## CHALLENGE
Your copy of the material must match it exactly, except that pictures are dropped.

## DATASET CONTENT
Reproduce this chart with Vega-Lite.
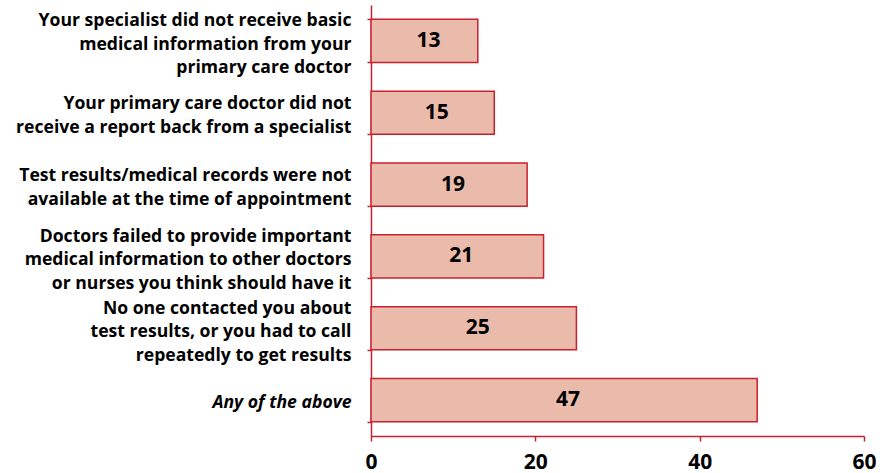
{
  "$schema": "https://vega.github.io/schema/vega-lite/v6.json",
  "width": 493,
  "height": 431,
  "autosize": {"type": "none"},
  "padding": {"left": 371, "top": 5, "right": 21, "bottom": 37},
  "background": "white",
  "config": {"view": {"stroke": null}, "font": "Open Sans"},
  "data": {
    "values": [
      {"label": "Your specialist did not receive basic|medical information from your|primary care doctor", "value": 13},
      {"label": "Your primary care doctor did not|receive a report back from a specialist", "value": 15},
      {"label": "Test results/medical records were not|available at the time of appointment", "value": 19},
      {"label": "Doctors failed to provide important|medical information to other doctors|or nurses you think should have it", "value": 21},
      {"label": "No one contacted you about |test results, or you had to call|repeatedly to get results", "value": 25},
      {"label": "Any of the above", "value": 47}
    ]
  },
  "transform": [{"calculate": "datum.value / 2", "as": "mid"}],
  "encoding": {
    "y": {
      "field": "label",
      "type": "nominal",
      "sort": null,
      "scale": {"paddingInner": 0.4, "paddingOuter": 0.2},
      "axis": {
        "title": null,
        "domainColor": "#C8202F",
        "domainWidth": 1.5,
        "tickColor": "#C8202F",
        "tickWidth": 1.5,
        "tickSize": 4,
        "tickBand": "extent",
        "labelExpr": "split(datum.label, '|')",
        "labelFont": "Open Sans",
        "labelFontSize": 17.6,
        "labelFontWeight": "bold",
        "labelColor": "black",
        "labelLineHeight": 23.5,
        "labelPadding": 16,
        "labelLimit": 400,
        "labelBaseline": "alphabetic",
        "labelOffset": {"condition": [
          {"test": "length(split(datum.value, '|')) == 3", "value": -15},
          {"test": "length(split(datum.value, '|')) == 2", "value": -4}
        ], "value": 7},
        "labelFontStyle": {"condition": {"test": "datum.value == 'Any of the above'", "value": "italic"}, "value": "normal"}
      }
    }
  },
  "layer": [
    {
      "mark": {"type": "bar", "fill": "#EABBAA", "stroke": "#C8202F", "strokeWidth": 1.5},
      "encoding": {
        "x": {
          "field": "value",
          "type": "quantitative",
          "scale": {"domain": [0, 60]},
          "axis": {
            "title": null,
            "values": [0, 20, 40, 60],
            "grid": false,
            "domainColor": "#C8202F",
            "domainWidth": 1.5,
            "tickColor": "#C8202F",
            "tickWidth": 1.5,
            "tickSize": 5,
            "labelFont": "Open Sans",
            "labelFontSize": 21,
            "labelFontWeight": "bold",
            "labelColor": "black",
            "labelPadding": 10,
            "labelFlush": false
          }
        }
      }
    },
    {
      "mark": {"type": "text", "font": "Open Sans", "fontSize": 21, "fontWeight": "bold", "color": "black", "dx": 4},
      "encoding": {
        "x": {"field": "mid", "type": "quantitative"},
        "text": {"field": "value", "type": "quantitative"}
      }
    }
  ]
}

## RESULT
Reproduce this chart with Vega-Lite.
{
  "$schema": "https://vega.github.io/schema/vega-lite/v6.json",
  "width": 493,
  "height": 431,
  "autosize": {"type": "none"},
  "padding": {"left": 371, "top": 5, "right": 21, "bottom": 37},
  "background": "white",
  "config": {"view": {"stroke": null}, "font": "Open Sans"},
  "data": {
    "values": [
      {"label": "Your specialist did not receive basic|medical information from your|primary care doctor", "value": 13},
      {"label": "Your primary care doctor did not|receive a report back from a specialist", "value": 15},
      {"label": "Test results/medical records were not|available at the time of appointment", "value": 19},
      {"label": "Doctors failed to provide important|medical information to other doctors|or nurses you think should have it", "value": 21},
      {"label": "No one contacted you about |test results, or you had to call|repeatedly to get results", "value": 25},
      {"label": "Any of the above", "value": 47}
    ]
  },
  "transform": [{"calculate": "datum.value / 2", "as": "mid"}],
  "encoding": {
    "y": {
      "field": "label",
      "type": "nominal",
      "sort": null,
      "scale": {"paddingInner": 0.4, "paddingOuter": 0.2},
      "axis": {
        "title": null,
        "domainColor": "#C8202F",
        "domainWidth": 1.5,
        "tickColor": "#C8202F",
        "tickWidth": 1.5,
        "tickSize": 4,
        "tickBand": "extent",
        "labelExpr": "split(datum.label, '|')",
        "labelFont": "Open Sans",
        "labelFontSize": 17.6,
        "labelFontWeight": "bold",
        "labelColor": "black",
        "labelLineHeight": 23.5,
        "labelPadding": 16,
        "labelLimit": 400,
        "labelBaseline": "alphabetic",
        "labelOffset": {"condition": [
          {"test": "length(split(datum.value, '|')) == 3", "value": -15},
          {"test": "length(split(datum.value, '|')) == 2", "value": -4}
        ], "value": 7},
        "labelFontStyle": {"condition": {"test": "datum.value == 'Any of the above'", "value": "italic"}, "value": "normal"}
      }
    }
  },
  "layer": [
    {
      "mark": {"type": "bar", "fill": "#EABBAA", "stroke": "#C8202F", "strokeWidth": 1.5},
      "encoding": {
        "x": {
          "field": "value",
          "type": "quantitative",
          "scale": {"domain": [0, 60]},
          "axis": {
            "title": null,
            "values": [0, 20, 40, 60],
            "grid": false,
            "domainColor": "#C8202F",
            "domainWidth": 1.5,
            "tickColor": "#C8202F",
            "tickWidth": 1.5,
            "tickSize": 5,
            "labelFont": "Open Sans",
            "labelFontSize": 21,
            "labelFontWeight": "bold",
            "labelColor": "black",
            "labelPadding": 10,
            "labelFlush": false
          }
        }
      }
    },
    {
      "mark": {"type": "text", "font": "Open Sans", "fontSize": 21, "fontWeight": "bold", "color": "black", "dx": 4},
      "encoding": {
        "x": {"field": "mid", "type": "quantitative"},
        "text": {"field": "value", "type": "quantitative"}
      }
    }
  ]
}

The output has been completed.